Tuesday, May 01, 2018

A deceitful agency

When an agency says they have decided to grant an OIA request, what's a reasonable amount of time for them to actually deliver the material?

According to MBIE, the answer to that is six months, and they don't feel any need to inform the requester of the expected timeframe.

Back in August 2017, after Thompson and Clark Investigations had been caught spying on Greenpeace for Statoil, I made a number of requests to government agencies seeking information about their relationship with New Zealand's most infamous private spy agency. One of those agencies was MBIE. In September, they coughed up an invoice, but extended answering the request for communications because it required searching through a large volume of information. A couple of weeks later, they said this:

The Ministry has decided to grant your request; however the response is still subject to final approval. I apologise for the delay in getting the information to you, and will endeavour to send it without due delay.

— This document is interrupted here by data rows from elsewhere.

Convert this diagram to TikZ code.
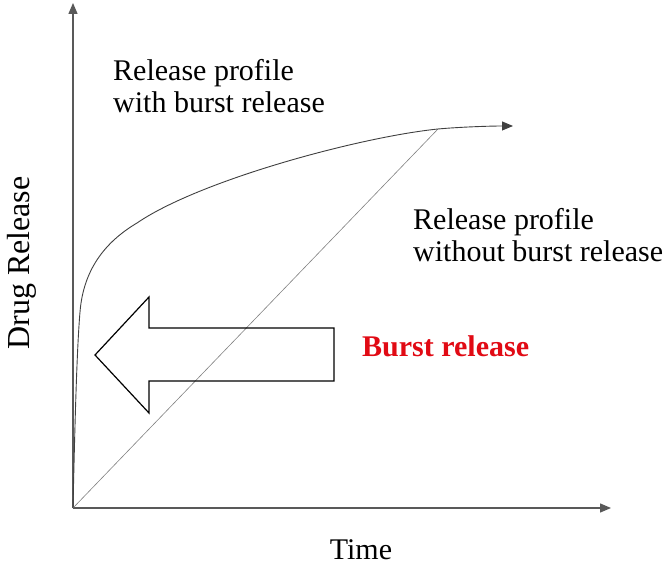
\documentclass[tikz,border=0pt]{standalone}
\usepackage{fontspec}
\setmainfont{Liberation Serif}
\usetikzlibrary{arrows.meta}
\definecolor{burstred}{RGB}{225,10,20}

\begin{document}
\begin{tikzpicture}[x=1pt,y=1pt,
    axis/.style={draw=black!65, line width=1.3pt, -{Triangle[length=11pt,width=9pt]}},
    lbl/.style={font=\fontsize{30}{32}\selectfont, inner sep=0pt, align=left}]
  \useasboundingbox (0,0) rectangle (668,567);
  % axes
  \coordinate (O) at (73,59);
  \coordinate (ytop) at (73,564);
  \coordinate (xend) at (611,59);
  \draw[axis] (O) -- (ytop);
  \draw[axis] (O) -- (xend);
  % profiles
  \coordinate (P) at (438,438);
  \coordinate (cend) at (513,441);
  \draw[black!50, line width=0.6pt] (O) -- (P);
  \draw[black!75, line width=0.9pt, -{Triangle[length=11pt,width=9pt]}]
    (O) .. controls (75,150) and (77,220) .. (80,255)
        .. controls (83,292) and (100,322) .. (137,344)
        .. controls (200,387) and (360,430) .. (P)
        .. controls (460,440) and (490,441) .. (cend);
  % burst arrow
  \draw[line width=1.2pt, line join=miter] (95,212) -- (149,270) -- (149,239) -- (334,239)
    -- (334,186) -- (149,186) -- (149,154) -- cycle;
  % labels
  \node[lbl, anchor=base west] (withB) at (113,454) {Release profile\\with burst release};
  \node[lbl, anchor=base west] (withoutB) at (413,305) {Release profile\\without burst release};
  \node[lbl, font=\fontsize{30}{32}\selectfont\bfseries, text=burstred, anchor=base west]
    (burst) at (362,210) {Burst release};
  \node[lbl, font=\fontsize{32}{34}\selectfont, rotate=90] (ylab) at (22,304) {Drug Release};
  \node[lbl, anchor=base] (xlab) at (361,8) {Time};
\end{tikzpicture}
\end{document}
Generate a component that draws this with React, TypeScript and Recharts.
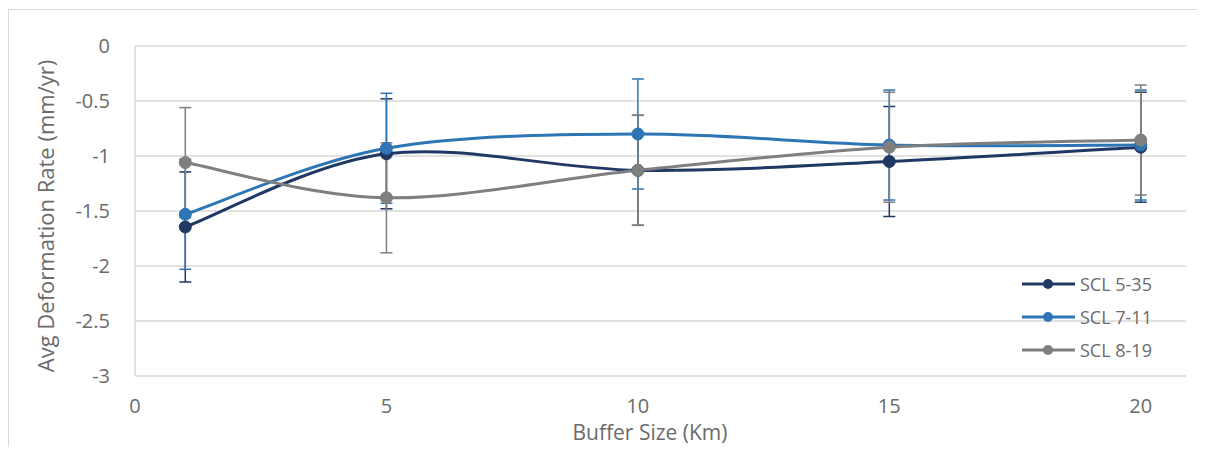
import { ComposedChart, Line, ErrorBar, XAxis, YAxis, CartesianGrid, Legend } from 'recharts';

// Buffer sizes (km) on the x axis
const BUFFER_SIZES = [1, 5, 10, 15, 20];

// Average deformation rate (mm/yr) per series
const SCL_5_35 = [-1.645, -0.98, -1.13, -1.05, -0.92];
const SCL_7_11 = [-1.53, -0.93, -0.8, -0.9, -0.9];
const SCL_8_19 = [-1.06, -1.38, -1.13, -0.92, -0.855];

// Error bar half-lengths (mm/yr)
const SCL_5_35_ERR = [0.5, 0.5, 0.5, 0.5, 0.5];
const SCL_7_11_ERR = [0.5, 0.5, 0.5, 0.5, 0.5];
const SCL_8_19_ERR = [0.5, 0.5, 0.5, 0.5, 0.5];

const X_TICKS = [0, 5, 10, 15, 20];
const Y_TICKS = [-3, -2.5, -2, -1.5, -1, -0.5, 0];

const SERIES = [
    { key: 'a', err: 'aErr', name: 'SCL 5-35', color: '#203864', values: SCL_5_35, errors: SCL_5_35_ERR },
    { key: 'b', err: 'bErr', name: 'SCL 7-11', color: '#2e75b6', values: SCL_7_11, errors: SCL_7_11_ERR },
    { key: 'c', err: 'cErr', name: 'SCL 8-19', color: '#7f7f7f', values: SCL_8_19, errors: SCL_8_19_ERR },
];

const rows = BUFFER_SIZES.map((x, i) => {
    const row: Record<string, number> = { x };
    SERIES.forEach(s => {
        row[s.key] = s.values[i];
        row[s.err] = s.errors[i];
    });
    return row;
});

const FONT = '"Open Sans", sans-serif';
const TEXT_COLOR = '#6b6b6b';
const GRID_COLOR = '#d9d9d9';

// Excel-like smoothed line (Catmull-Rom converted to bezier segments)
const excelSmooth = (context: any) => {
    let pts: [number, number][] = [];
    return {
        areaStart() {},
        areaEnd() {},
        lineStart() {
            pts = [];
        },
        point(x: number, y: number) {
            pts.push([+x, +y]);
        },
        lineEnd() {
            const n = pts.length;
            if (!n) return;
            context.moveTo(pts[0][0], pts[0][1]);
            for (let i = 0; i < n - 1; i++) {
                const p0 = pts[Math.max(0, i - 1)];
                const p1 = pts[i];
                const p2 = pts[i + 1];
                const p3 = pts[Math.min(n - 1, i + 2)];
                context.bezierCurveTo(
                    p1[0] + (p2[0] - p0[0]) / 6,
                    p1[1] + (p2[1] - p0[1]) / 6,
                    p2[0] - (p3[0] - p1[0]) / 6,
                    p2[1] - (p3[1] - p1[1]) / 6,
                    p2[0],
                    p2[1]
                );
            }
        },
    };
};

const LegendBox = () => (
    <svg width={175} height={100}>
        {SERIES.map((s, i) => {
            const cy = 16 + i * 33;
            return (
                <g key={s.key}>
                    <line x1={0} x2={53} y1={cy} y2={cy} stroke={s.color} strokeWidth={3} />
                    <circle cx={26} cy={cy} r={5} fill={s.color} />
                    <text x={58} y={cy} dominantBaseline="central" fontSize={18} fill={TEXT_COLOR} fontFamily={FONT}>
                        {s.name}
                    </text>
                </g>
            );
        })}
    </svg>
);

export default function App() {
    return (
        <div style={{ position: 'relative', width: 1189, height: 439, fontFamily: FONT }}>
            <div
                style={{
                    position: 'absolute',
                    left: 0,
                    top: 1,
                    width: 1189,
                    height: 438,
                    boxSizing: 'border-box',
                    borderTop: `1px solid ${GRID_COLOR}`,
                    borderLeft: `1px solid ${GRID_COLOR}`,
                    pointerEvents: 'none',
                }}
            />
            <ComposedChart width={1189} height={439} data={rows} margin={{ top: 38, right: 11, left: 0, bottom: 0 }}>
                <CartesianGrid vertical={false} stroke={GRID_COLOR} strokeWidth={1.5} />
                <XAxis
                    type="number"
                    dataKey="x"
                    domain={[0, 20.9]}
                    ticks={X_TICKS}
                    axisLine={false}
                    tickLine={false}
                    tickSize={0}
                    tickMargin={23}
                    height={71}
                    tick={{ fill: TEXT_COLOR, fontSize: 20, fontFamily: FONT }}
                />
                <YAxis
                    type="number"
                    domain={[-3, 0]}
                    ticks={Y_TICKS}
                    width={127}
                    axisLine={{ stroke: GRID_COLOR, strokeWidth: 1.5 }}
                    tickLine={false}
                    tickSize={0}
                    tickMargin={25}
                    tick={{ fill: TEXT_COLOR, fontSize: 20, fontFamily: FONT }}
                />
                <Legend
                    layout="horizontal"
                    verticalAlign="middle"
                    align="center"
                    content={<LegendBox />}
                    wrapperStyle={{ left: 1014, top: 260, width: 175, height: 100 }}
                />
                {SERIES.map(s => (
                    <Line
                        key={s.key}
                        dataKey={s.key}
                        name={s.name}
                        type={excelSmooth as any}
                        stroke={s.color}
                        strokeWidth={3}
                        dot={{ r: 6, fill: s.color, stroke: s.color, strokeWidth: 1 }}
                        activeDot={false}
                        isAnimationActive={false}
                    >
                        <ErrorBar
                            dataKey={s.err}
                            direction="y"
                            width={6}
                            stroke={s.color}
                            strokeWidth={1.5}
                            isAnimationActive={false}
                        />
                    </Line>
                ))}
                <text
                    x={37}
                    y={208}
                    transform="rotate(-90 37 208)"
                    textAnchor="middle"
                    dominantBaseline="central"
                    fontSize={22}
                    fill={TEXT_COLOR}
                    fontFamily={FONT}
                >
                    Avg Deformation Rate (mm/yr)
                </text>
                <text x={642} y={432} textAnchor="middle" fontSize={21} fill={TEXT_COLOR} fontFamily={FONT}>
                    Buffer Size (Km)
                </text>
            </ComposedChart>
        </div>
    );
}
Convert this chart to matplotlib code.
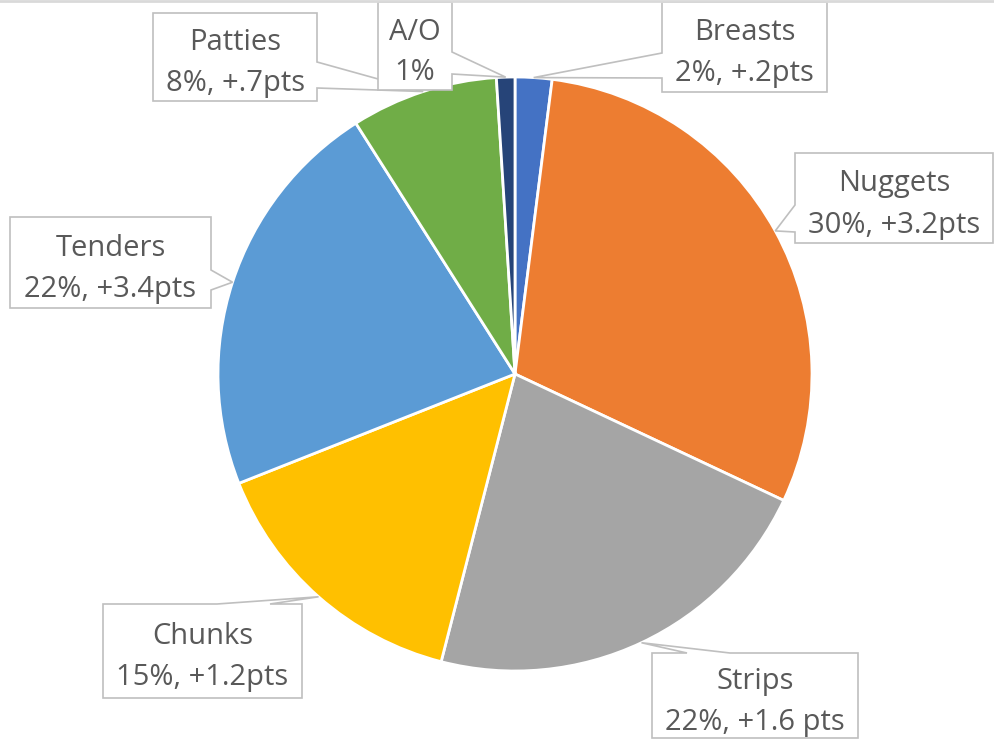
import numpy as np
import matplotlib
matplotlib.use("Agg")
import matplotlib.pyplot as plt
from matplotlib.patches import Polygon

# ---- data ----
categories = ["Breasts", "Nuggets", "Strips", "Chunks", "Tenders", "Patties", "A/O"]
shares = [2, 30, 22, 15, 22, 8, 1]
changes = ["+.2pts", "+3.2pts", "+1.6 pts", "+1.2pts", "+3.4pts", "+.7pts", ""]
colors = ["#4472C4", "#ED7D31", "#A5A5A5", "#FFC000", "#5B9BD5", "#70AD47", "#264478"]

# ---- layout (pixel coords, origin top-left) ----
W, H = 995, 745
center = (515, 374)
radius = 297
# box: (x0, y0, x1, y1), pointer side, base start, base end
boxes = {
    "Breasts": ((662, 2, 827, 92), "left", 53, 78),
    "Nuggets": ((795, 153, 993, 243), "left", 205, 232),
    "Strips": ((652, 653, 858, 738), "top", 687, 730),
    "Chunks": ((103, 604, 302, 698), "top", 217, 270),
    "Tenders": ((10, 217, 211, 308), "right", 270, 290),
    "Patties": ((153, 13, 317, 101), "right", 62, 88),
    "A/O": ((378, 2, 452, 90), "right", 52, 74),
}
draw_order = ["Breasts", "Nuggets", "Strips", "Chunks", "Tenders", "Patties", "A/O"]

fig = plt.figure(figsize=(W / 100, H / 100), dpi=100)
ax = fig.add_axes([0, 0, 1, 1])

wedges, _ = ax.pie(shares, colors=colors, startangle=-90, counterclock=True,
                   center=center, radius=radius,
                   wedgeprops=dict(edgecolor="white", linewidth=2))
ax.set_xlim(0, W)
ax.set_ylim(H, 0)
ax.set_aspect("equal")
ax.axis("off")

font = "Open Sans"
tcolor = "#595959"
ecolor = "#BFBFBF"
fs = 21

for name in draw_order:
    i = categories.index(name)
    w = wedges[i]
    mid = np.deg2rad((w.theta1 + w.theta2) / 2)
    cx, cy = w.center
    tip = (cx + w.r * np.cos(mid), cy + w.r * np.sin(mid))
    (x0, y0, x1, y1), side, a, b = boxes[name]
    if side == "left":
        pts = [(x0, y0), (x1, y0), (x1, y1), (x0, y1), (x0, b), tip, (x0, a)]
    elif side == "right":
        pts = [(x0, y0), (x1, y0), (x1, a), tip, (x1, b), (x1, y1), (x0, y1)]
    else:
        pts = [(x0, y0), (a, y0), tip, (b, y0), (x1, y0), (x1, y1), (x0, y1)]
    poly = Polygon(pts, closed=True, facecolor="white", edgecolor=ecolor,
                   linewidth=1.2, zorder=5, joinstyle="miter")
    ax.add_patch(poly)
    xc = (x0 + x1) / 2
    yc = (y0 + y1) / 2 + 6
    line2 = f"{shares[i]}%" + (f", {changes[i]}" if changes[i] else "")
    ax.text(xc, yc - 20, name, ha="center", va="center", fontsize=fs,
            family=font, color=tcolor, zorder=6)
    ax.text(xc, yc + 21, line2, ha="center", va="center", fontsize=fs,
            family=font, color=tcolor, zorder=6)

# top border of chart area
ax.plot([0, W], [1, 1], color="#D9D9D9", linewidth=2, zorder=10, clip_on=False)

fig.savefig("out.png", dpi=100)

No response arrived. Eventually, when TCIL was caught spying for another government department, I noticed the non-response, and queried it. At which stage they eventually responded. I wasn't happy with how long the response had taken, so asked for information about their communications around the handling of the request. Their response last week attempted to explain the delay by saying that it had been combined with similar requests from other parties (who we know from past media reports to include Greenpeace and Oil Free Wellington). Consultations on this apparently hadn't ended until January, and they only bothered assembling the response they had promised in September once those responses had been sent. Whether this counts as "without undue delay" is left as an exercise for the reader.

MBIE's behaviour here, in promising a response and then not delivering it for six months, is simply deceitful. And the lesson for requesters is that if an agency tries this stunt, you should demand a concrete and close date for the response, remind them when it approaches, and go immediately to the Ombudsman if they fail to keep their promises. Otherwise, you're effectively letting them grant themselves an unlawful indefinite extension, which undermines the entire purpose of the Act.